29 de abril de 2010

A tênue linha entre realidade e ficção

Por João Eurico Heyden e Marcelo Alves

De modo geral, a complexidade do mundo, somada à separação temporal e espacial entre as instâncias de produção e consumo da mensagem, torna fácil a criação de grandes mentiras nos meios de comunicação de massa. A mídia possui grande poder na manipulação de fatos, e, consequentemente, ainda hoje existem teorias conspiratórias sobre a veracidade de acontecimentos como a chegada do homem à Lua ou a Guerra do Golfo. A manipulação de ideias a partir de veículos midiáticos é antiga, mas mesmo um tema tão gasto como este pode nos trazer dúvidas e/ou risadas, como é o caso do filme Mera Coincidência (Wag the Dog).

O diretor Barry Levinson brinca com o espectador, utilizando de um roteiro que, de cena a cena, nos faz duvidar de nossa própria compreensão de verdade. A história é a seguinte: o atual presidente dos EUA está tentando se reeleger. Faltando poucos dias para a eleição, ele vira protagonista de um escândalo sexual, envolvendo uma menina que visitava a casa branca.


Para abafar o caso, o candidato chama para consertar seu erro um homem de confiança: Conrad “Connie” Bean - muito bem interpretado por Robert de Niro, que, como grande conhecedor do sistema, resolve criar um fato ainda maior para ocupar a mídia e a opinião pública. O resultado é uma guerra literalmente inventada: um espetáculo visual, produto de uma reunião das idéias de Conrad com a genialidade do produtor de cinema Stanley Motss (Dustin Hoffman). Entre os dois, e um pouco perdida com tal situação, encontra-se a assessora do presidente, Winfred Ames, interpretada por Anne Heche. De certa forma, ela representa o próprio espectador do filme, ao não acreditar que tamanha mentira enganaria tão facilmente ao público e à mídia.

Na guerra arquitetada, foi escolhido como inimigo dos EUA a totalmente figurante Albânia. Mais de uma vez Winfred questiona se as pessoas iriam engolir a mentira. Conrad sempre responde da mesma maneira irônica: “está na TV, não está?”. Crítica sutil e inteligente do diretor ao batido pensamento de que a realidade reproduzida na TV condiz com a cotidiana. O que se mostra totalmente infundado em função das inúmeras manipulações que o vídeo pode sofrer. Exemplo claro foi a cobertura que a Rede Globo fez do Movimento Caras Pintadas, reinterpretando-o como se fosse uma festa pelo aniversário da cidade.

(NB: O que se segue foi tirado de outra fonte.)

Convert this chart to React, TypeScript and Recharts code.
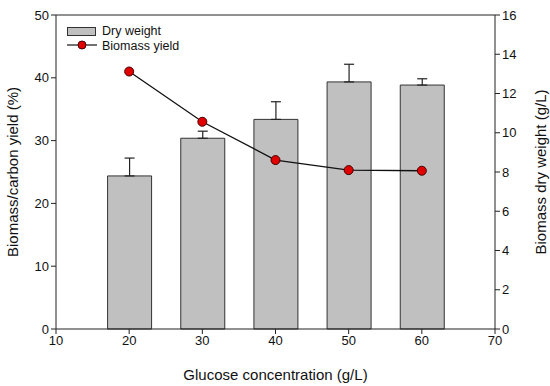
import React from 'react';
import {
  ComposedChart,
  Bar,
  Line,
  XAxis,
  YAxis,
  ErrorBar,
  ReferenceLine,
} from 'recharts';

const glucose = [20, 30, 40, 50, 60];
const dryWeight = [7.8, 9.72, 10.68, 12.59, 12.43];
const dryWeightErr = [0.91, 0.36, 0.9, 0.9, 0.32];
const biomassYield = [41.0, 33.0, 26.9, 25.3, 25.2];

const xTicks = [10, 20, 30, 40, 50, 60, 70];
const leftTicks = [0, 10, 20, 30, 40, 50];
const rightTicks = [0, 2, 4, 6, 8, 10, 12, 14, 16];

const data = glucose.map((g, i) => ({
  glucose: g,
  dry: dryWeight[i],
  dryErr: [0, dryWeightErr[i]],
  yield: biomassYield[i],
}));

const FONT = '"Liberation Sans", Arial, sans-serif';
const AXIS = '#222';

// legend sits in the top-left corner of the plot, outside recharts' layout
const ChartLegend = () => (
  <svg
    width={160}
    height={34}
    style={{ position: 'absolute', left: 67, top: 24, fontFamily: FONT }}
  >
    <rect x={0.5} y={3.5} width={28} height={8} fill="#c0c0c0" stroke="#333" />
    <text x={35} y={11} fontSize={12.5} fill="#111">Dry weight</text>
    <line x1={0} y1={21} x2={30} y2={21} stroke="#111" strokeWidth={1.2} />
    <circle cx={15} cy={21} r={4} fill="#e00000" stroke="#400" />
    <text x={35} y={25.5} fontSize={12.5} fill="#111">Biomass yield</text>
  </svg>
);

export default function App() {
  return (
    <div style={{ position: 'absolute', left: 0, top: 0, width: 550, height: 386, background: '#fff' }}>
      <ComposedChart
        width={550}
        height={386}
        data={data}
        margin={{ top: 15, right: 0, left: 0, bottom: 0 }}
        style={{ fontFamily: FONT }}
      >
        <XAxis
          dataKey="glucose"
          type="number"
          domain={[10, 70]}
          ticks={xTicks}
          height={57}
          stroke={AXIS}
          tickSize={5}
          tick={{ fill: '#111', fontSize: 13 }}
          label={{ value: 'Glucose concentration (g/L)', position: 'insideBottom', offset: 6, fill: '#111', fontSize: 15 }}
        />
        <YAxis
          yAxisId="left"
          orientation="left"
          domain={[0, 50]}
          ticks={leftTicks}
          width={56}
          stroke={AXIS}
          tickSize={5}
          tick={{ fill: '#111', fontSize: 13 }}
          label={{ value: 'Biomass/carbon yield (%)', angle: -90, position: 'center', dx: -15, fill: '#111', fontSize: 15 }}
        />
        <YAxis
          yAxisId="right"
          orientation="right"
          domain={[0, 16]}
          ticks={rightTicks}
          width={55}
          stroke={AXIS}
          tickSize={5}
          tick={{ fill: '#111', fontSize: 13 }}
          label={{ value: 'Biomass dry weight (g/L)', angle: -90, position: 'center', dx: 18, fill: '#111', fontSize: 15 }}
        />
        <ReferenceLine yAxisId="left" y={50} stroke={AXIS} />
        <Bar
          yAxisId="right"
          dataKey="dry"
          name="Dry weight"
          barSize={44}
          fill="#c0c0c0"
          stroke="#333"
          strokeWidth={1}
          isAnimationActive={false}
        >
          <ErrorBar dataKey="dryErr" width={5} stroke="#222" strokeWidth={1.2} direction="y" />
        </Bar>
        <Line
          yAxisId="left"
          dataKey="yield"
          name="Biomass yield"
          stroke="#111"
          strokeWidth={1.3}
          dot={{ r: 4.5, fill: '#e00000', stroke: '#400', strokeWidth: 1 }}
          isAnimationActive={false}
        />
      </ComposedChart>
      <ChartLegend />
    </div>
  );
}
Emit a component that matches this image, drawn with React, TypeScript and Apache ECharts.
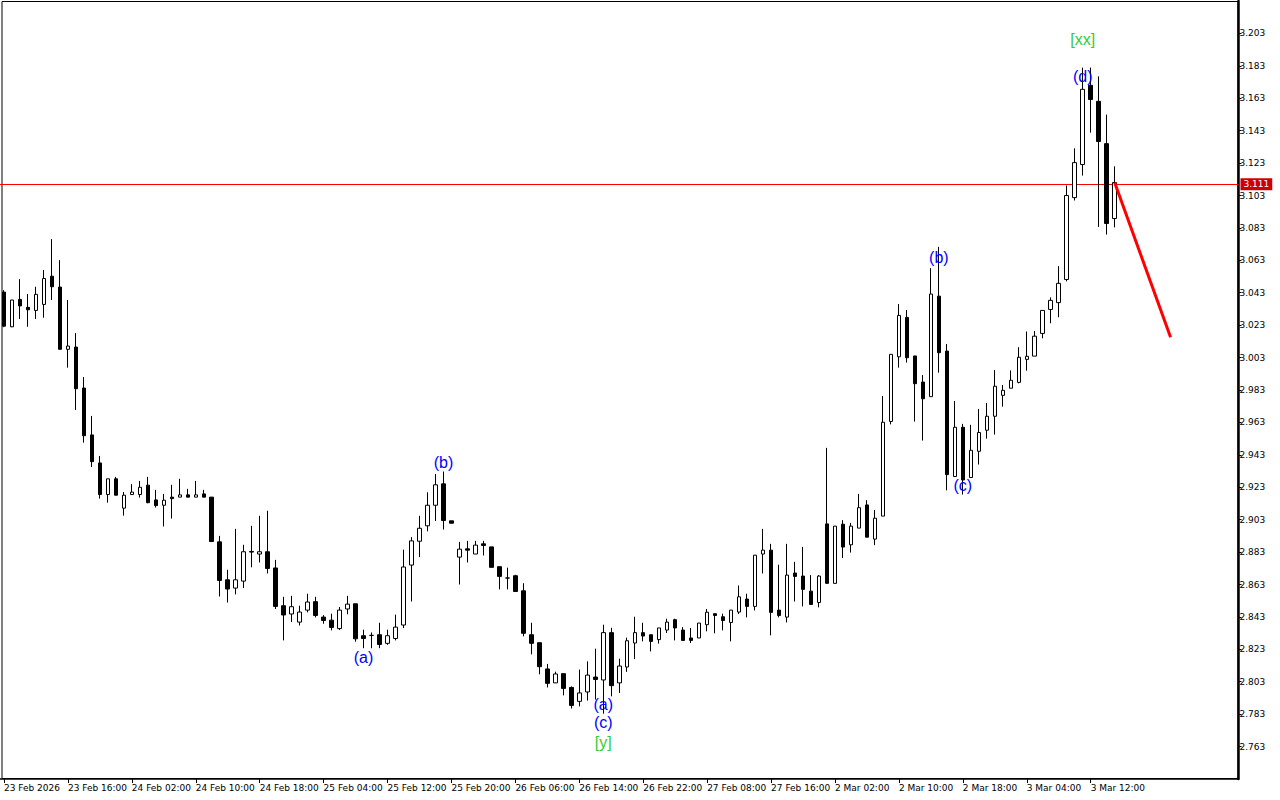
import React, { useEffect, useRef } from "react";
import * as echarts from "echarts";

// Hourly bars, 23 Feb 2026 – 3 Mar 2026
const openPrices = [
  3.0434, 3.022, 3.0389, 3.034, 3.0321, 3.0358, 3.0532, 3.0465, 3.0081, 3.0095,
  2.9842, 2.9553, 2.938, 2.9185, 2.9282, 2.9101, 2.9185, 2.9185, 2.9243, 2.9152,
  2.9119, 2.9169, 2.9169, 2.9183, 2.9169, 2.9189, 2.9169, 2.8893, 2.8659, 2.8608,
  2.8651, 2.8834, 2.8818, 2.8832, 2.8732, 2.8499, 2.8448, 2.8398, 2.8472, 2.8524,
  2.8429, 2.841, 2.8358, 2.8479, 2.8511, 2.8314, 2.8316, 2.832, 2.8267, 2.8297,
  2.838, 2.875, 2.8897, 2.8992, 2.9119, 2.9251, 2.9023, 2.8799, 2.885, 2.8818,
  2.8881, 2.8862, 2.874, 2.867, 2.8684, 2.8591, 2.832, 2.8271, 2.8109, 2.8023,
  2.808, 2.7995, 2.7909, 2.7967, 2.8059, 2.8041, 2.8333, 2.8023, 2.8121, 2.8269,
  2.8333, 2.832, 2.829, 2.8349, 2.8413, 2.8349, 2.83, 2.83, 2.8382, 2.845,
  2.8431, 2.8396, 2.846, 2.854, 2.8495, 2.8818, 2.8842, 2.8472, 2.8429, 2.8701,
  2.8682, 2.8589, 2.8519, 2.9004, 2.8637, 2.9002, 2.8875, 2.8978, 2.9121, 2.891,
  2.9052, 2.9636, 3.0035, 3.0278, 3.004, 2.9879, 2.9789, 3.0409, 3.007, 2.9296,
  2.96, 2.929, 2.9452, 2.9582, 2.9668, 2.9797, 2.9841, 2.9877, 3.0019, 3.0039,
  3.0179, 3.0327, 3.0369, 3.0512, 3.1017, 3.1221, 3.171, 3.1611, 3.135, 3.0888,
];
const closePrices = [
  3.0224, 3.0385, 3.0349, 3.0325, 3.042, 3.0518, 3.0467, 3.0081, 3.0101, 2.9838,
  2.9548, 2.9388, 2.9185, 2.9282, 2.9181, 2.9181, 2.92, 2.923, 2.9135, 2.9117,
  2.915, 2.916, 2.9183, 2.9169, 2.9183, 2.9169, 2.8895, 2.8655, 2.8602, 2.8659,
  2.8832, 2.883, 2.8832, 2.8729, 2.8495, 2.8442, 2.8493, 2.846, 2.8522, 2.8439,
  2.8408, 2.8365, 2.8472, 2.8509, 2.8295, 2.8297, 2.8316, 2.826, 2.8314, 2.8367,
  2.8738, 2.8899, 2.8977, 2.9119, 2.9245, 2.9025, 2.9008, 2.8848, 2.8842, 2.8873,
  2.8871, 2.8736, 2.868, 2.867, 2.8587, 2.8329, 2.8267, 2.8123, 2.802, 2.8078,
  2.7989, 2.7884, 2.7961, 2.8071, 2.8044, 2.8333, 2.8006, 2.8127, 2.8283, 2.8333,
  2.8312, 2.8279, 2.8362, 2.8398, 2.8362, 2.8285, 2.8285, 2.8392, 2.8459, 2.8439,
  2.8408, 2.8472, 2.8554, 2.8495, 2.8811, 2.8842, 2.8458, 2.8439, 2.8688, 2.868,
  2.86, 2.8507, 2.8682, 2.8637, 2.899, 2.8861, 2.899, 2.9104, 2.8922, 2.9039,
  2.9631, 3.005, 3.029, 3.0029, 2.9869, 2.9776, 3.0422, 3.006, 2.9308, 2.96,
  2.9275, 2.9458, 2.9568, 2.9668, 2.9853, 2.9828, 2.989, 3.0032, 3.0038, 3.0162,
  3.0321, 3.0383, 3.0488, 3.103, 3.1233, 3.1685, 3.1622, 3.1363, 3.0857, 3.111,
];
const lowPrices = [
  3.0218, 3.0218, 3.0268, 3.022, 3.0268, 3.0276, 3.0385, 3.0081, 2.9968, 2.9707,
  2.9505, 2.9355, 2.916, 2.9135, 2.9181, 2.9055, 2.9185, 2.9166, 2.9131, 2.9105,
  2.8988, 2.9037, 2.9169, 2.9169, 2.9169, 2.9169, 2.8895, 2.8556, 2.8519, 2.8569,
  2.8608, 2.8736, 2.8766, 2.8698, 2.8479, 2.8285, 2.8398, 2.8377, 2.8458, 2.8427,
  2.8388, 2.8347, 2.8349, 2.8446, 2.8277, 2.8237, 2.8237, 2.8237, 2.8258, 2.8285,
  2.8361, 2.8525, 2.8799, 2.8958, 2.9022, 2.8969, 2.9008, 2.863, 2.8766, 2.8818,
  2.8809, 2.8736, 2.86, 2.86, 2.8587, 2.831, 2.8199, 2.8076, 2.7995, 2.8023,
  2.7946, 2.7865, 2.7878, 2.7914, 2.792, 2.7833, 2.794, 2.7961, 2.8091, 2.817,
  2.8279, 2.8217, 2.8265, 2.8331, 2.8285, 2.8285, 2.8269, 2.83, 2.8341, 2.8329,
  2.8347, 2.8279, 2.8448, 2.8427, 2.847, 2.8698, 2.8316, 2.8427, 2.8396, 2.8525,
  2.8495, 2.8507, 2.8489, 2.8637, 2.8637, 2.8793, 2.8827, 2.8978, 2.8922, 2.8873,
  2.9052, 2.9618, 2.9968, 2.9999, 2.9635, 2.9518, 2.9789, 2.9937, 2.9211, 2.9296,
  2.9185, 2.929, 2.937, 2.953, 2.9555, 2.9727, 2.9841, 2.9871, 2.9949, 3.0039,
  3.0149, 3.0242, 3.0279, 3.05, 3.0999, 3.1153, 3.1418, 3.0836, 3.0789, 3.0833,
];
const highPrices = [
  3.0446, 3.0386, 3.0514, 3.0422, 3.0467, 3.057, 3.0761, 3.0631, 3.0385, 3.0181,
  2.991, 2.967, 2.9423, 2.9282, 2.9294, 2.9201, 2.9249, 2.9269, 2.9294, 2.9214,
  2.9189, 2.9245, 2.9282, 2.922, 2.9269, 2.9214, 2.9169, 2.893, 2.8721, 2.8973,
  2.8875, 2.8992, 2.9054, 2.9085, 2.8782, 2.8554, 2.856, 2.8499, 2.8573, 2.8554,
  2.8441, 2.845, 2.8491, 2.856, 2.8511, 2.8351, 2.8334, 2.8394, 2.8351, 2.8444,
  2.8845, 2.8922, 2.9054, 2.9199, 2.9312, 2.9327, 2.9023, 2.8893, 2.8899, 2.8899,
  2.8899, 2.8862, 2.874, 2.8734, 2.869, 2.8638, 2.8394, 2.8271, 2.814, 2.8092,
  2.808, 2.8001, 2.8105, 2.8156, 2.8234, 2.8382, 2.8363, 2.8172, 2.8302, 2.8431,
  2.8394, 2.832, 2.8362, 2.8419, 2.8419, 2.8367, 2.8362, 2.8392, 2.8479, 2.845,
  2.845, 2.8472, 2.8624, 2.8573, 2.8811, 2.8973, 2.8881, 2.8752, 2.8881, 2.877,
  2.8862, 2.8688, 2.8688, 2.9473, 2.899, 2.9027, 2.901, 2.9189, 2.915, 2.9089,
  2.9793, 3.005, 3.036, 3.0323, 3.004, 2.9922, 3.0582, 3.0713, 3.0114, 2.9762,
  2.9621, 2.9615, 2.9713, 2.975, 2.9953, 2.9861, 2.9951, 3.0094, 3.0191, 3.0194,
  3.0321, 3.0401, 3.0594, 3.1092, 3.1321, 3.1819, 3.1819, 3.1765, 3.1529, 3.121,
];

// Time-axis tick labels, one every 8 bars starting at bar 0
const timeTickLabels = [
  "23 Feb 2026", "23 Feb 16:00", "24 Feb 02:00", "24 Feb 10:00", "24 Feb 18:00",
  "25 Feb 04:00", "25 Feb 12:00", "25 Feb 20:00", "26 Feb 06:00", "26 Feb 14:00",
  "26 Feb 22:00", "27 Feb 08:00", "27 Feb 16:00", "2 Mar 02:00", "2 Mar 10:00",
  "2 Mar 18:00", "3 Mar 04:00", "3 Mar 12:00",
];
const TICK_STEP = 8;
const SLOT_COUNT = 155; // bars + empty space on the right
const categories = Array.from({ length: SLOT_COUNT }, (_, i) => String(i));

// Current price line
const currentPrice = 3.111;
// Forecast arrow: [bar index, price]
const forecastPoints: [number, number][] = [
  [139, 3.111],
  [146, 3.0155],
];

// Elliott wave labels: [bar index, price, text, colour]
const waveLabels: [number, number, string, string][] = [
  [45, 2.8178, "(a)", "#0000ff"],
  [55, 2.938, "(b)", "#0000ff"],
  [75, 2.7889, "(a)", "#0000ff"],
  [75, 2.7778, "(c)", "#0000ff"],
  [75, 2.7655, "[y]", "#32cd32"],
  [117, 3.065, "(b)", "#0000ff"],
  [120, 2.9239, "(c)", "#0000ff"],
  [135, 3.1765, "(d)", "#0000ff"],
  [135, 3.1993, "[xx]", "#32cd32"],
];

const yTicks = { min: 2.743, max: 3.223, interval: 0.02 };

export default function App() {
  const ref = useRef<HTMLDivElement>(null);
  useEffect(() => {
    if (!ref.current) return;
    const chart = echarts.init(ref.current, undefined, { renderer: "svg" });
    const candleData = openPrices.map((o, i) => [o, closePrices[i], lowPrices[i], highPrices[i]]);
    const option: any = {
      animation: false,
      backgroundColor: "#ffffff",
      grid: { left: -1.5, right: 41.5, top: 1, bottom: 21, containLabel: false },
      graphic: [
        {
          type: "rect",
          silent: true,
          z: 0,
          shape: { x: 2, y: 1.5, width: 1236, height: 777 },
          style: { fill: "none", stroke: "#000", lineWidth: 1 },
        },
      ],
      xAxis: {
        type: "category",
        data: categories,
        boundaryGap: true,
        axisLine: { show: true, lineStyle: { color: "#000", width: 1.5 } },
        axisTick: {
          show: true,
          alignWithLabel: true,
          length: 4,
          interval: (idx: number) => idx % TICK_STEP === 0 && idx / TICK_STEP < timeTickLabels.length,
          lineStyle: { color: "#000" },
        },
        axisLabel: {
          show: true,
          interval: (idx: number) => idx % TICK_STEP === 0 && idx / TICK_STEP < timeTickLabels.length,
          formatter: (_v: string, idx: number) => timeTickLabels[idx / TICK_STEP] ?? "",
          align: "left",
          margin: 4,
          color: "#000",
          fontSize: 9,
          fontFamily: "DejaVu Sans",
        },
        splitLine: { show: false },
      },
      yAxis: {
        type: "value",
        position: "right",
        min: yTicks.min,
        max: yTicks.max,
        interval: yTicks.interval,
        axisLine: { show: true, lineStyle: { color: "#000", width: 2.5 } },
        axisTick: { show: true, length: 3, lineStyle: { color: "#000" } },
        axisLabel: {
          color: "#000",
          fontSize: 9,
          fontFamily: "DejaVu Sans",
          margin: 1,
          showMinLabel: false,
          showMaxLabel: false,
          formatter: (v: number) => v.toFixed(3),
        },
        splitLine: { show: false },
      },
      series: [
        {
          type: "candlestick",
          data: candleData,
          barWidth: 4,
          itemStyle: {
            color: "#ffffff",
            color0: "#000000",
            borderColor: "#000000",
            borderColor0: "#000000",
            borderColorDoji: "#000000",
            borderWidth: 1,
          },
          markLine: {
            silent: true,
            symbol: ["none", "none"],
            data: [{ yAxis: currentPrice }],
            lineStyle: { color: "#ff0000", width: 1, type: "solid" },
            label: {
              show: true,
              position: "end",
              distance: 2,
              formatter: currentPrice.toFixed(3),
              color: "#ffffff",
              backgroundColor: "#cc0000",
              fontSize: 9,
              fontFamily: "DejaVu Sans",
              padding: [2, 3, 1, 3],
            },
            z: 1,
          },
          z: 2,
        },
        {
          type: "line",
          data: forecastPoints,
          symbol: "none",
          lineStyle: { color: "#ff0000", width: 3 },
          z: 3,
        },
        {
          type: "scatter",
          symbol: "circle",
          symbolSize: 1,
          itemStyle: { color: "rgba(0,0,0,0)", opacity: 1 },
          labelLayout: { hideOverlap: false },
          data: waveLabels.map(([x, y, text, color]) => ({
            value: [x, y],
            label: { show: true, formatter: text, color },
          })),
          label: {
            show: true,
            position: "inside",
            offset: [-1.5, 0],
            opacity: 1,
            fontSize: 16,
            fontFamily: "Liberation Sans",
          },
          z: 4,
        },
      ],
    };
    chart.setOption(option);
    return () => chart.dispose();
  }, []);
  return (
    <div
      ref={ref}
      style={{ position: "fixed", left: 0, top: 0, width: 1280, height: 800, background: "#fff" }}
    />
  );
}
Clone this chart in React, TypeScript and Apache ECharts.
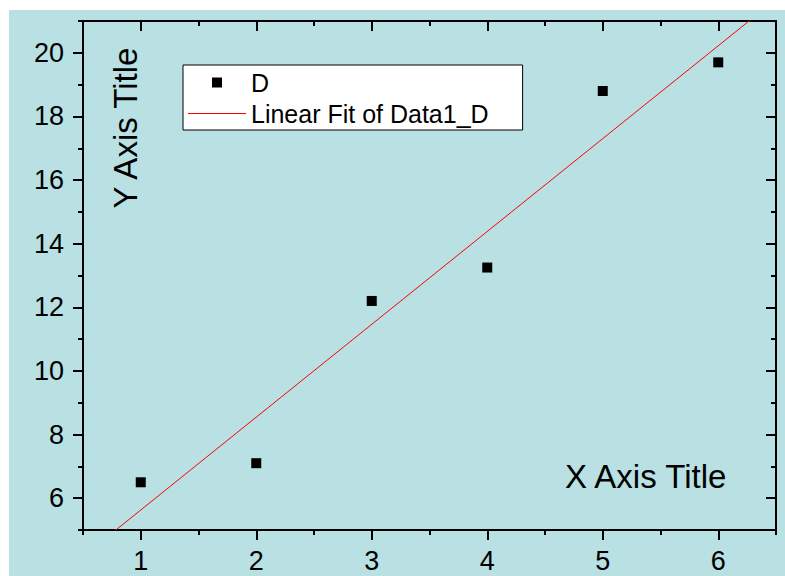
import React, { useEffect, useRef } from "react";
import * as echarts from "echarts";

const xValues = [1, 2, 3, 4, 5, 6];
const yValues = [6.5, 7.1, 12.2, 13.25, 18.8, 19.7];
const xRange = [0.5, 6.5];
const yRange = [5, 21];
const xTicks = [1, 2, 3, 4, 5, 6];
const xMinorTicks = [0.5, 1.5, 2.5, 3.5, 4.5, 5.5, 6.5];
const yTicks = [6, 8, 10, 12, 14, 16, 18, 20];
const yMinorTicks = [5, 7, 9, 11, 13, 15, 17, 19, 21];
const seriesNames = ["D", "Linear Fit of Data1_D"];
const axisTitles = ["X Axis Title", "Y Axis Title"];

const FONT = "'Liberation Sans', Arial, sans-serif";

function linearFit(xs: number[], ys: number[]) {
  const n = xs.length;
  const mx = xs.reduce((a, b) => a + b, 0) / n;
  const my = ys.reduce((a, b) => a + b, 0) / n;
  let sxy = 0;
  let sxx = 0;
  for (let i = 0; i < n; i++) {
    sxy += (xs[i] - mx) * (ys[i] - my);
    sxx += (xs[i] - mx) * (xs[i] - mx);
  }
  const slope = sxy / sxx;
  return { slope, intercept: my - slope * mx };
}

export default function App() {
  const ref = useRef<HTMLDivElement>(null);
  useEffect(() => {
    if (!ref.current) return;
    const chart = echarts.init(ref.current, null, { renderer: "svg" });
    const fit = linearFit(xValues, yValues);
    const fitData = xRange.map((x) => [x, fit.intercept + fit.slope * x]);
    const lineStyle = { color: "#000", width: 2 };
    const baseX = { type: "value", min: xRange[0], max: xRange[1], gridIndex: 0, splitLine: { show: false } };
    const baseY = { type: "value", min: yRange[0], max: yRange[1], gridIndex: 0, splitLine: { show: false } };
    const labelStyle = { color: "#000", fontSize: 27, fontFamily: FONT };
    chart.setOption({
      animation: false,
      backgroundColor: "transparent",
      grid: { left: 74, top: 11, right: 9, bottom: 46, containLabel: false },
      xAxis: [
        {
          ...baseX,
          position: "bottom",
          axisLine: { show: true, lineStyle },
          axisTick: { show: true, inside: false, length: 10, lineStyle, customValues: xTicks },
          axisLabel: { show: true, margin: 17, ...labelStyle, customValues: xTicks },
        },
        {
          ...baseX,
          position: "bottom",
          axisLine: { show: false },
          axisTick: { show: true, inside: false, length: 5, lineStyle, customValues: xMinorTicks },
          axisLabel: { show: false },
        },
        {
          ...baseX,
          position: "top",
          axisLine: { show: true, lineStyle },
          axisTick: { show: true, inside: true, length: 10, lineStyle, customValues: xTicks },
          axisLabel: { show: false },
        },
        {
          ...baseX,
          position: "top",
          axisLine: { show: false },
          axisTick: { show: true, inside: true, length: 5, lineStyle, customValues: xMinorTicks },
          axisLabel: { show: false },
        },
      ],
      yAxis: [
        {
          ...baseY,
          position: "left",
          axisLine: { show: true, lineStyle },
          axisTick: { show: true, inside: false, length: 10, lineStyle, customValues: yTicks },
          axisLabel: { show: true, margin: 19, ...labelStyle, customValues: yTicks },
        },
        {
          ...baseY,
          position: "left",
          axisLine: { show: false },
          axisTick: { show: true, inside: false, length: 5, lineStyle, customValues: yMinorTicks },
          axisLabel: { show: false },
        },
        {
          ...baseY,
          position: "right",
          axisLine: { show: true, lineStyle },
          axisTick: { show: true, inside: true, length: 10, lineStyle, customValues: yTicks },
          axisLabel: { show: false },
        },
        {
          ...baseY,
          position: "right",
          axisLine: { show: false },
          axisTick: { show: true, inside: true, length: 5, lineStyle, customValues: yMinorTicks },
          axisLabel: { show: false },
        },
      ],
      legend: {
        show: true,
        orient: "vertical",
        left: 174,
        top: 55,
        backgroundColor: "#fff",
        borderColor: "#000",
        borderWidth: 1,
        borderRadius: 0,
        padding: [5, 34, 4, 5],
        itemWidth: 58,
        itemHeight: 10,
        itemGap: 6,
        symbolKeepAspect: true,
        textStyle: { color: "#000", fontSize: 25, lineHeight: 25, fontFamily: FONT },
        data: [
          { name: seriesNames[0], icon: "path://M0 0H10V10H0Z" },
          { name: seriesNames[1], icon: "path://M0 0H58V1H0Z" },
        ],
      },
      graphic: [
        {
          type: "text",
          x: 116,
          y: 118,
          rotation: Math.PI / 2,
          style: {
            text: axisTitles[1],
            fill: "#000",
            font: `33px ${FONT}`,
            textAlign: "center",
            textVerticalAlign: "middle",
          },
        },
        {
          type: "text",
          x: 556,
          y: 466,
          style: {
            text: axisTitles[0],
            fill: "#000",
            font: `33px ${FONT}`,
            textAlign: "left",
            textVerticalAlign: "middle",
          },
        },
      ],
      series: [
        {
          name: seriesNames[0],
          type: "scatter",
          xAxisIndex: 0,
          yAxisIndex: 0,
          symbol: "rect",
          symbolSize: 10,
          itemStyle: { color: "#000", opacity: 1 },
          data: xValues.map((x, i) => [x, yValues[i]]),
          z: 3,
        },
        {
          name: seriesNames[1],
          type: "line",
          xAxisIndex: 0,
          yAxisIndex: 0,
          symbol: "none",
          showSymbol: false,
          clip: true,
          lineStyle: { color: "#ff0000", width: 1 },
          itemStyle: { color: "#ff0000" },
          data: fitData,
          z: 2,
        },
      ],
    });
    return () => chart.dispose();
  }, []);
  return (
    <div
      ref={ref}
      style={{
        position: "absolute",
        left: 9,
        top: 10,
        width: 776,
        height: 566,
        background: "#b9e0e3",
      }}
    />
  );
}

Mera Coincidência reproduz como a assessoria de um candidato à presidência pode deixar vazar informações ou plantar falsas notícias nas mídias para conduzir a atenção do público. E como mundo se mobiliza a partir de informação. A palavra, virtual, gera efeitos no mundo real. As mídias publicam os fatos sem apurar, em busca do furo, do marketing, da fama efêmera. A concorrência entre elas em nada contribui para a diversidade de posições ideológicas. Pelo contrário, estimula a cópia recíproca e a pressa na apuração, a prisão ao instantaneísmo. Walter Benjamin já dizia que, na mídia, a informação só tem interesse quando novidade.

O filme também pode ser visto como um alerta, um estímulo a uma leitura mais crítica e consciente dos fatos noticiados, tanto por agências do governo quanto pela mídia em geral. Afinal, tanto um quanto o outro pode criar suas realidades, mas ainda é o povo/espectador quem decide se acredita ou não. Há, na verdade, uma luta pela opinião pública, que pode ser revertida em votos e índices de aprovação.

Vale também destacar duas atuações memoráveis. Primeiro a de Dustin Hoffman, em mais um papel genialmente inteligente, que por si só já valeria ver o filme. E a segunda é a de Woody Harrelson, interpretando o soldado criado pela produção da guerra, para ser o herói símbolo desta cruzada realizada pelo presidente americano contra as “forças terroristas albanesas”. Mais uma vez, Harrelson toma às vezes de um personagem que beira à insanidade, tal qual já fez em Assassinos por Natureza e, mais recentemente, na comédia Zombieland.

É claro que o filme é falho em alguns aspectos. Por exemplo, ao considerar que as pessoas assistiriam à cobertura desta “guerra” de maneira totalmente acrítica, e que os jornalistas colocariam todas as suas fichas em rumores, sem ao menos confirmarem por eles mesmos a história. Aspecto que pode ser um exagero estilístico. O filme caricaturiza o jornalista como uma massa, um profissional que apenas copia em sua busca frenética pelo furo, e sem focos de resistência, já que ninguém sequer suspeitou da farsa, principalmente o povo que sequer teve uma cena sua.